Configuring a Hudi Data Source

Scenario

HetuEngine can be connected to the Hudi data source of the cluster of MRS 3.1.1 or later.

HetuEngine does not support the reading of Hudi bootstrap tables.

Prerequisites

  • You have created the proxy user of the Hudi data source. The proxy user is a human-machine user and must belong to the hive group.
  • In the /etc/hosts file of all nodes in the cluster where HetuEngine is located, add the mapping between the host names and IP addresses of the cluster where the data source to be connected is located, and add 10.10.10.10 hadoop.System domain name in the /etc/hosts file (for example, 10.10.10.10 hadoop.hadoop.com). Otherwise, HetuEngine cannot connect to the nodes that are not in the cluster based on the host name.
  • You have created a HetuEngine administrator by referring to Creating a HetuEngine User.

Procedure

  1. Perform 1 to 6.g to configure a traditional data source by referring to Configuring a Traditional Data Source.
  2. In the Custom Configuration area, add a custom parameter, as listed in Table 1.
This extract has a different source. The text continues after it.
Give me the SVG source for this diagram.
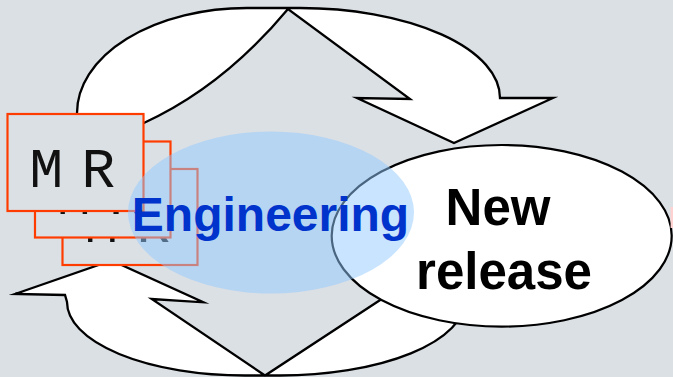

    Table 1 Custom configuration parameter for Hudi data

    Custom Parameter Name

    Value

    hive.parquet.use-column-names

    true

  3. Click OK.

Data Type Mapping

Currently, Hudi data sources support the following data types: INT, BIGINT, FLOAT, DOUBLE, DECIMAL, STRING, DATE, TIMESTAMP, BOOLEAN, BINARY, MAP, TRUCT, ARRAY.